There's a compelling case to be made for Clemson. Not long ago, I posited that Washington had a decent shot at hanging with Alabama in the Chick-fil-A Peach Bowl, which kind of happened until it didn't, but there was a difference: I never believed the Huskies could beat Alabama. Clemson can.

The Tigers nearly beat Bama in the College Football Playoff final a year ago in Glendale, Ariz. Those numbers again – 40 points and 550 yards against the last Tide defense overseen by Kirby Smart. I'm calling it right now: If Clemson scores 40 here Monday night, it'll win by 10. With Jalen Hurts, who's both a freshman and a shaky passer, Alabama cannot hope to match throws with Deshaun Watson.

As Clemson coach Dabo Swinney said Sunday: “You’ve always got a chance when you can surround a good quarterback with a great cast.” That cast has one star who didn’t play against Alabama in the desert. Mike Williams missed last season due to a neck injury; with apologies to Alabama’s Calvin Ridley, Williams will be the best receiver on the field Monday night.

As noted a time or two, the guy whose defense was shredded by Watson last January is coaching Georgia. The guy charged with stopping Watson this time is Jeremy Pruitt, who was Georgia's defensive coordinator in 2014 and 2015. We know Alabama is manic about preparation and unrelenting in its self-scrutiny. Those two numbers – 40 and 550 – have hung over the Tide for a year. Ole Miss managed 43 points and 534 yards against Bama on Sept. 17, but only one opponent since has mustered even 30 and 400.

(Over the past eight games, Pruitt’s defenders have yielded an average of 8.1 points and 207.6 yards. As the great Kirk Bohls of the Austin American-Statesman said: “That’s one quarter in the Big 12.”)

Watson threw 47 passes against Alabama. He was sacked twice, intercepted once. As noted by defensive end Jonathan Allen, Pruitt is more aggressive by nature than Smart, and Pruitt has only to watch the tape of last year’s game to see what can happen if Watson is given time. The Tide will surely bring more pressure this time. If Watson hurts them by scrambling – he had 73 yards rushing in last year’s game – they’ll take that as the cost of keeping him from beating them by throwing. To borrow from Dan Quinn, Bama must get this quarterback off his spot.

Clemson has reason to take heart from its last Alabama encounter. It led with 10:35 remaining. If not for an untended onside kick and a kickoff return for a touchdown, it might well have won. Having won the ACC – which was tougher than the SEC this season – and obliterated Ohio State, the Tigers have no cause to fear anyone, and they know from experience they can hang in against the mighty Tide. They have every reason to believe.

Except one: They’re playing Alabama, which is 9-0 in championship games since losing the SEC title to Florida on Dec. 6, 2008.

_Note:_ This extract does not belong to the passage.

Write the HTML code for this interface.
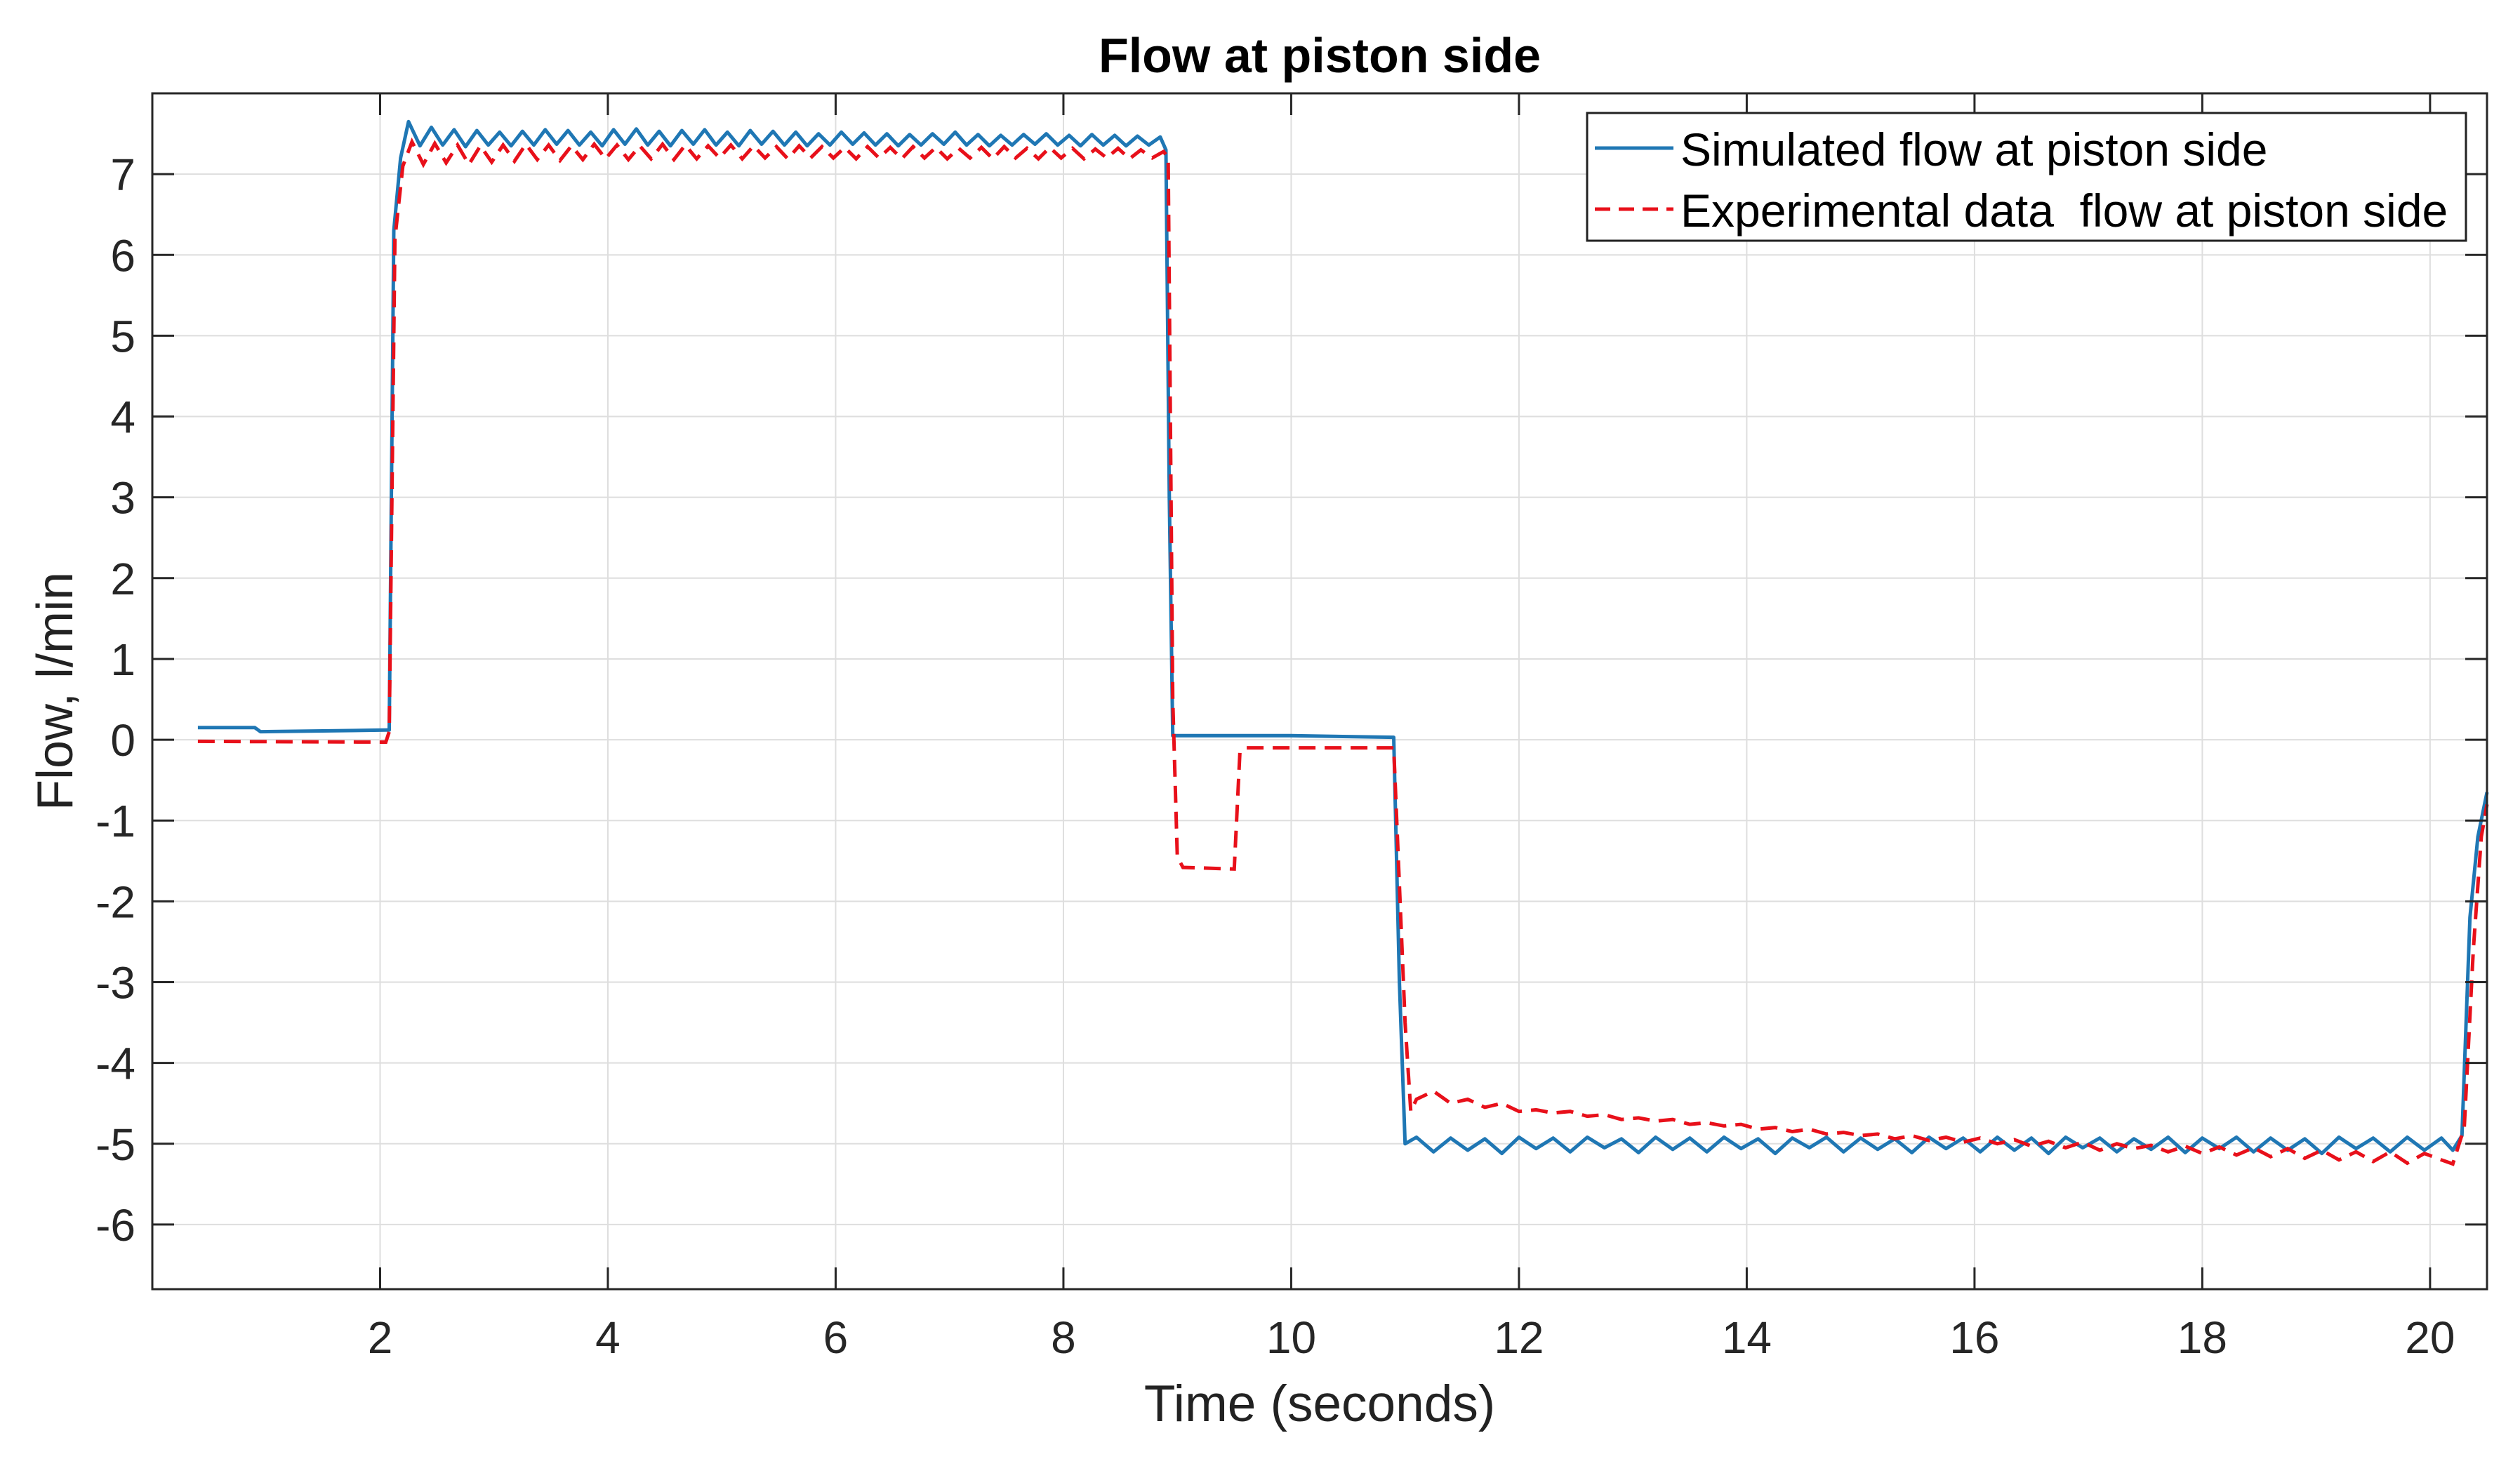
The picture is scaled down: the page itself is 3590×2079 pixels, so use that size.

Swinney grew up in Pelham, Ala., and played on Alabama’s 1992 national championship team. This is what he said Sunday of the latter-day Tide. “I’ve never seen anything like it. Coach Bryant was a hero of mine; everybody knows about coach Bryant. But with what coach Saban has done, the amount of championships in the span of time with scholarship (limitations), it’s just incredible. I really have no words.”

And there’s your tangle. To beat Alabama means you must beat Nick Saban, which is akin to beating UCLA and John Wooden. Lots of teams tried, but only North Carolina State and David Thompson finally did, and even when it happened you couldn’t quite believe it.

Much has been made about Saban shoving offensive coordinator Lane Kiffin aside a week before playing for the national title, but that's yet another reason why there's but one Saban. He saw the distraction the lame duck had become – and how his addled play-calling was all that kept Washington cosmetically close – and he rid himself of it. We can assume Steve Sarkisian got the memo: When in doubt, run the darn ball.

A part of me believes Clemson will win, but that would mean Saban loses, and that’s the knot I can’t untie. I’ll believe Saban loses a championship game only when I actually see it. Which I might Monday night. But I doubt it.